FAN REVIEW: Fleetwood Mac rocks enthusiastic Cleveland audience

“And that’s a magical thing.” Stevie Nicks closed Fleetwood Mac’s Cleveland concert last Saturday, June 15, with this sentiment as she talked about the reciprocity between they the artists writing and performing songs and we the audience listening to the songs and giving our experience back to them. Stevie said that the thought came to her a few weeks into this tour that we listen to their songs each time as though we were hearing them for the first time. Indeed, we do. This is not difficult because each show is unique. Or, as my friend Jayne says, “To the untrained eye, it may look like the same show….” Some Fleetwood Mac shows are intense, some are emotional and personal, some are rife with wit and quirky humor, some are big-city show-stoppers.

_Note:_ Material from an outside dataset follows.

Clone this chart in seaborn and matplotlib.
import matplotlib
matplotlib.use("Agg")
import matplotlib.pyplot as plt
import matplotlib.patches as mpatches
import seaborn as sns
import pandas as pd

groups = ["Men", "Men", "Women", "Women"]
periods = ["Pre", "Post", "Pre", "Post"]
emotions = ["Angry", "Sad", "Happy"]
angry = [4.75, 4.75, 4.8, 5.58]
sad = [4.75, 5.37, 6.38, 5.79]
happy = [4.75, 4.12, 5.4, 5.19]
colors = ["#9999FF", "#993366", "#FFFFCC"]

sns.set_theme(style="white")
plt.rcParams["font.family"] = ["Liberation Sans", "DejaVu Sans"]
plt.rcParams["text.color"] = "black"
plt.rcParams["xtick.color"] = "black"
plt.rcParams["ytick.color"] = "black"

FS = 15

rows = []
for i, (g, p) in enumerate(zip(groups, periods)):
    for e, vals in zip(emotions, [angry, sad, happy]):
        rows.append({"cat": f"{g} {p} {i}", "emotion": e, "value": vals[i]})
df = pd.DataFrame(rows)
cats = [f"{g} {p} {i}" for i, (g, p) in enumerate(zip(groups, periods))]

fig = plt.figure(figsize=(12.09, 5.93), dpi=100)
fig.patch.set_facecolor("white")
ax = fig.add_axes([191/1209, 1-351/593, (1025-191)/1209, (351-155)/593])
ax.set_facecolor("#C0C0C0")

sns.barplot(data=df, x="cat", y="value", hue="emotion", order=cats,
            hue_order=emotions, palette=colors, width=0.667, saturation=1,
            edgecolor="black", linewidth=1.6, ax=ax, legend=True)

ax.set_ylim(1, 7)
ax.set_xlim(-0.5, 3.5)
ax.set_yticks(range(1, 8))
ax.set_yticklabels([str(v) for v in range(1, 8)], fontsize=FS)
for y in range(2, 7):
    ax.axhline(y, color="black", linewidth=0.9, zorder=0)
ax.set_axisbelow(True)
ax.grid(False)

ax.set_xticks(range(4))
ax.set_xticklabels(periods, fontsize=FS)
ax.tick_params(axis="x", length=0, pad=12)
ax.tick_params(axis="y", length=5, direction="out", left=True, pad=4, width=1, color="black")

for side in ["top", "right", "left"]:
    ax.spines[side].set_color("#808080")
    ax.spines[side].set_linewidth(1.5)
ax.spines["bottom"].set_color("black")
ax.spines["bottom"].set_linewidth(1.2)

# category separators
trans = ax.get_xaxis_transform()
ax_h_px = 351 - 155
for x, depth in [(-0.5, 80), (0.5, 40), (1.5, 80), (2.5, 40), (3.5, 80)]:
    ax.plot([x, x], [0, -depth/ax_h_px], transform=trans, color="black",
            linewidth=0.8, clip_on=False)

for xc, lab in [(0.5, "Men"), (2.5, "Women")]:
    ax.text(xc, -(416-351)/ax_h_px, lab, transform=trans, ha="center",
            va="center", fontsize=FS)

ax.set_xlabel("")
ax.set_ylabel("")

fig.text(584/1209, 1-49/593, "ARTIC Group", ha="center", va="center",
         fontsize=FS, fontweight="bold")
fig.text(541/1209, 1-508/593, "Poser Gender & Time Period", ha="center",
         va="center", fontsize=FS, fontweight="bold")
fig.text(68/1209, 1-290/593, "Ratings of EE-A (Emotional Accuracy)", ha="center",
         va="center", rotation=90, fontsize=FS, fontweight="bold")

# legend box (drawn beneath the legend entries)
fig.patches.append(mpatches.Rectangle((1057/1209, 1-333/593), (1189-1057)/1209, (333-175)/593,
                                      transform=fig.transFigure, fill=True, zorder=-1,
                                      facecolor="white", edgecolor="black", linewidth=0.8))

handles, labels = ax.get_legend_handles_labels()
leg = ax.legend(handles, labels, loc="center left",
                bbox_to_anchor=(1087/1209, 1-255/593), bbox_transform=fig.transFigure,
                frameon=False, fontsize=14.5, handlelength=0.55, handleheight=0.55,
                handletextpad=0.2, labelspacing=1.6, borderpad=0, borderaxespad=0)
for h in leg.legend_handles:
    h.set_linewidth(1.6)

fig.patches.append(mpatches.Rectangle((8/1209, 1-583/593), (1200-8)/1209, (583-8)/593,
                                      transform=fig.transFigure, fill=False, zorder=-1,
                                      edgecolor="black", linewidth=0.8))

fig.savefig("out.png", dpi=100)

Cleveland was the happy show. The band seemed happy, the audience seemed happy, the people around me were happy, and I was happy. Stevie smiled, grinned, and generally seemed bemused. Lindsey raced around the stage, jumping and emoting. Granted, they do these things at every show, but something about the happy aspect seemed more real in Cleveland, more true to the mood. “Don’t Stop,” which I tend to regard as an audience-pleaser, not an artistic masterpiece, was a delight. At that show, I really believed that I would look to tomorrow for hope and potential.

“Sara,” which follows intensely and beautifully from “Sisters of the Moon” in a mystical song sequencing triumph that I don’t entirely understand, hits all the notes of melancholy, yet Stevie has turned it into an inkling of hopefulness. When she changes the lyric “And now it’s gone, it doesn’t matter anymore,” to “It’s never gone, it always matters what for,” on the last pass, she sings it like she absolutely wishes for us to understand that sentiment above all else. I think it’s a teaching moment for her.

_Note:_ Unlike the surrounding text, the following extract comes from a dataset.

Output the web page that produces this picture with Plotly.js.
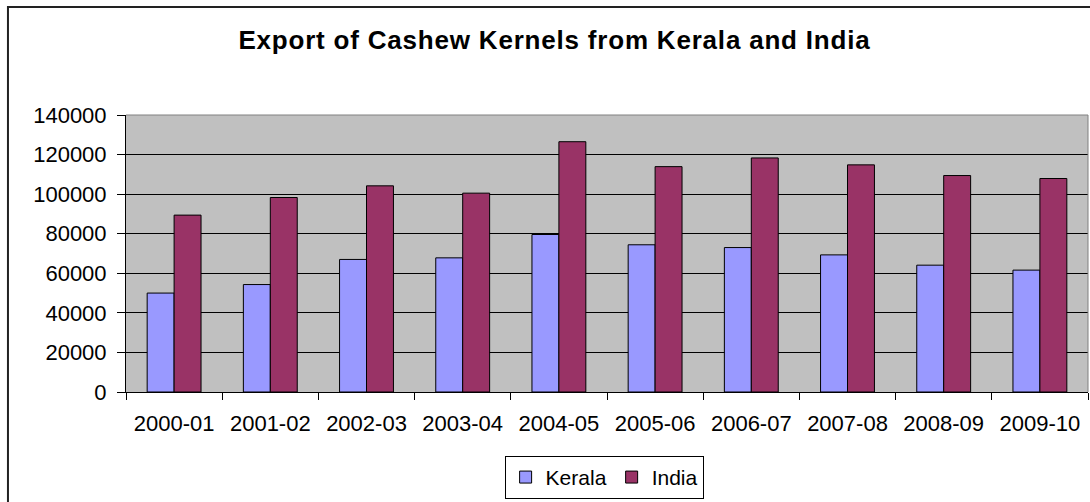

Every time, and I do mean every single time, I have seen “Stand Back,” I am always surprised and delighted. My short-term memory is apparently not very responsive, because “Stand Back” is in every Fleetwood Mac concert I’ve ever seen. It was a party in Cleveland, a crowd rouser for a crowd that was already gung-ho with enthusiasm.

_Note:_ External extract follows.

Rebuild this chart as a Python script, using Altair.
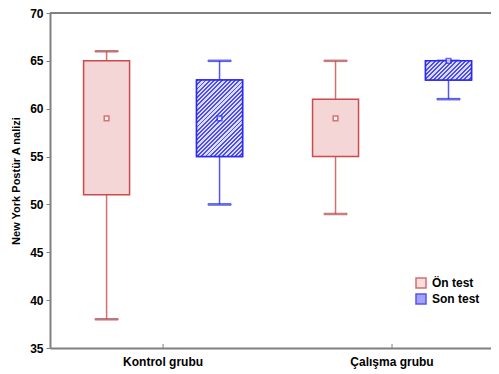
import altair as alt
import pandas as pd

groups = ["Kontrol grubu", "Kontrol grubu", "Çalışma grubu", "Çalışma grubu"]
tests = ["Ön test", "Son test", "Ön test", "Son test"]
mins = [38, 50, 49, 61]
q1s = [51, 55, 55, 63]
q3s = [65, 63, 61, 65]
maxs = [66, 65, 65, 65]
means = [59, 59, 59, 65]

group_order = ["Kontrol grubu", "Çalışma grubu"]
test_order = ["Ön test", "Son test"]
y_ticks = [35, 40, 45, 50, 55, 60, 65, 70]

df = pd.DataFrame({"Grup": groups, "Test": tests, "min": mins, "q1": q1s,
                   "q3": q3s, "max": maxs, "mean": means})

FONT = "Liberation Sans"
RED = "#cc4a4a"
BLUE = "#2a2af0"
PINK = "#f5d6d6"
LBLUE = "#8c8cf6"

W, H = 441, 335
Y0, Y1 = 35, 70
BOXW = 46
xscale = alt.Scale(domain=group_order, paddingInner=0.0655, paddingOuter=0.0133, align=1,
                   range=[0, 449])
x = alt.X("Grup:N", sort=group_order, scale=xscale,
          axis=alt.Axis(title=None, ticks=False, labelPadding=8, labelAngle=0,
                        labelFont=FONT, labelFontWeight="bold", labelFontSize=12,
                        labelColor="black", domainColor="#808080", domainWidth=2))
xo = alt.XOffset("Test:N", sort=test_order,
                 scale=alt.Scale(domain=test_order, paddingInner=0.593, paddingOuter=0.2435))
yax = alt.Axis(title="New York Postür A nalizi", values=y_ticks, grid=False,
               tickSize=4, tickColor="#808080", labelPadding=3,
               labelFont=FONT, labelFontWeight="bold", labelFontSize=12, labelColor="black",
               titleFont=FONT, titleFontWeight="bold", titleFontSize=11, titleColor="black",
               titlePadding=8, domainColor="#808080", domainWidth=2)
yscale = alt.Scale(domain=[Y0, Y1], nice=False, zero=False)

leg = alt.Legend(title=None, orient="none", legendX=365, legendY=264,
                 symbolType="square", symbolSize=100, symbolStrokeWidth=1.5,
                 rowPadding=0, labelOffset=5,
                 labelFont=FONT, labelFontWeight="bold", labelFontSize=12, labelColor="black")
stroke_enc = alt.Stroke("Test:N", scale=alt.Scale(domain=test_order, range=[RED, BLUE]), legend=leg)
fill_enc = alt.Fill("Test:N", scale=alt.Scale(domain=test_order, range=[PINK, LBLUE]), legend=leg)

base = alt.Chart(df)

whisk = base.mark_rule(strokeWidth=1.5, strokeOpacity=0.8).encode(
    x=x, xOffset=xo, y=alt.Y("min:Q", scale=yscale, axis=yax), y2="max:Q", stroke=stroke_enc)
cap_lo = base.mark_tick(size=23, thickness=1.5, opacity=0.8).encode(
    x=x, xOffset=xo, y=alt.Y("min:Q", scale=yscale), stroke=stroke_enc)
cap_hi = base.mark_tick(size=23, thickness=1.5, opacity=0.8).encode(
    x=x, xOffset=xo, y=alt.Y("max:Q", scale=yscale), stroke=stroke_enc)

box = base.mark_bar(width=BOXW, strokeWidth=1.5).encode(
    x=x, xOffset=xo, y=alt.Y("q1:Q", scale=yscale), y2="q3:Q",
    fill=fill_enc, stroke=stroke_enc)


def hatch_for(q1, q3, pitch=4.3):
    """45-degree '/' stripes for a box of BOXW x h pixels (gradient in bbox units)."""
    w = float(BOXW)
    h = (q3 - q1) * H / (Y1 - Y0)
    c = (w + h) / (w * w + h * h)
    n = max(1, round((w + h) / pitch))
    stops = []
    for k in range(n):
        a, b, e = k / n, (k + 0.45) / n, (k + 1) / n
        stops += [alt.GradientStop(offset=a, color="#4c4cf2"),
                  alt.GradientStop(offset=b, color="#4c4cf2"),
                  alt.GradientStop(offset=b, color="#dcdcff"),
                  alt.GradientStop(offset=e, color="#dcdcff")]
    return alt.LinearGradient(gradient="linear", x1=0, y1=0, x2=c * w, y2=c * h, stops=stops)


hatch_layers = []
for g, t, a, b in zip(groups, tests, q1s, q3s):
    if t != "Son test":
        continue
    hatch_layers.append(
        base.transform_filter((alt.datum.Test == t) & (alt.datum.Grup == g)).mark_bar(
            width=BOXW, strokeWidth=1.5, fill=hatch_for(a, b)).encode(
            x=x, xOffset=xo, y=alt.Y("q1:Q", scale=yscale), y2="q3:Q", stroke=stroke_enc))

mean_pt = base.mark_square(size=22, filled=True, fill="white", strokeWidth=1.5).encode(
    x=x, xOffset=xo, y=alt.Y("mean:Q", scale=yscale), stroke=stroke_enc)

xticks = alt.Chart(pd.DataFrame({"Grup": group_order})).mark_rule(
    color="#808080", strokeWidth=1).encode(
    x=alt.X("Grup:N", sort=group_order, scale=xscale, bandPosition=0.5),
    y=alt.value(H - 4), y2=alt.value(H))

top_line = alt.Chart(pd.DataFrame({"Grup": group_order[:1]})).mark_rule(
    color="#808080", strokeWidth=2).encode(
    x=alt.value(0), x2=alt.value(W + 2), y=alt.value(0))

chart = alt.layer(whisk, cap_lo, cap_hi, box, *hatch_layers, mean_pt, xticks, top_line).properties(
    width=W, height=H,
    autosize=alt.AutoSizeParams(type="none"),
    padding={"left": 42, "top": 5, "right": 0, "bottom": 22},
).configure_view(stroke=None).configure(background="white")

chart.save("out.html", embed_options={"renderer": "svg", "actions": False})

On the darker and more intense side, “Gold Dust Woman” remains the phenomenon that it has become on this tour. I’m amazed that a human being can go that deeply into an experience and character, manifesting despair and darkness, and come out of it to thank the audience with a smile and a wave. There was a moment in Stevie’s performance in Cleveland, after the first chanted “running in the shadows” section, when Stevie does a sort of tranced-out dance of despair and comes back to the microphone. Looking at her expression, I thought, “That’s not Stevie right now.” She allowed herself to so embody the character that she creates in the story that her nature seemed changed. That’s a great performance.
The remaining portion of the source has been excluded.